The Pokédex is available on GitHub right now and is available for three different database engines: PostgreSQL, SQLite and MySQL. Crucially, there is no SQL Server version. And so with a bit of effort I followed the Getting Data wiki article and managed to load the data into a SQLite database. This was not the box of fluffy ducks the wiki site makes it out to be as I was using a VM and so had to install all the pre-requisites, load paths via SETX and other general goodness before I was able to extract the schema and the data out of the SQLite version, load the schema into an SSDT project and publish the project to GitHub. Other than the setup and extracting the data, importing a database into SSDT is really quite trivial, it’s the refactoring to get it into a decent state that takes the effort! For example, the first release I’ve tagged does not compile. And this is because some of the columns are declared as the BOOLEAN data type, which is non existent in SQL Server, but is a valid data type in SQLite.
So let’s get th3ese changed to BIT and try again. By double tapping on the error in the Error List I can go straight to the declaration and alter the code.

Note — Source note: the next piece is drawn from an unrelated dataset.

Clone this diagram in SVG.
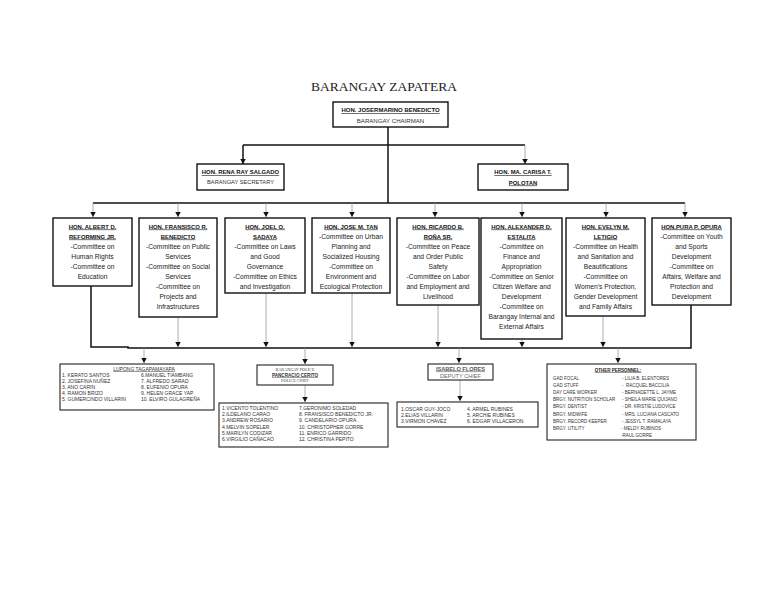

Alter to a BIT, and just like that, the error disappears from the Error List. Only 17 more to go…
Now I’ve cleared all the errors I build again and boom! A successful build with a DACPAC to show for my efforts. Now just to check in and we now have a working release (1.0.0)
Over the coming weeks I’ll be making changes to the project in GitHub and posting my progress here, some of the challenges I faced, how SSDT worked in unexpected ways etc. This is because though we have a DACPAC, we still have many issues to contend with: there’s no names for either Primary or Foreign Keys, schemas are non-existent, reserved keywords in SQL Server are used as column names, there’s no proper way to get the static data loaded, and the data itself only goes up to Gen 6 (meaning Get 7/Sun/Moon data is not included.) And I’ve not even gota deployment pipeline/environments/tests setup! But it should make for an interesting case study.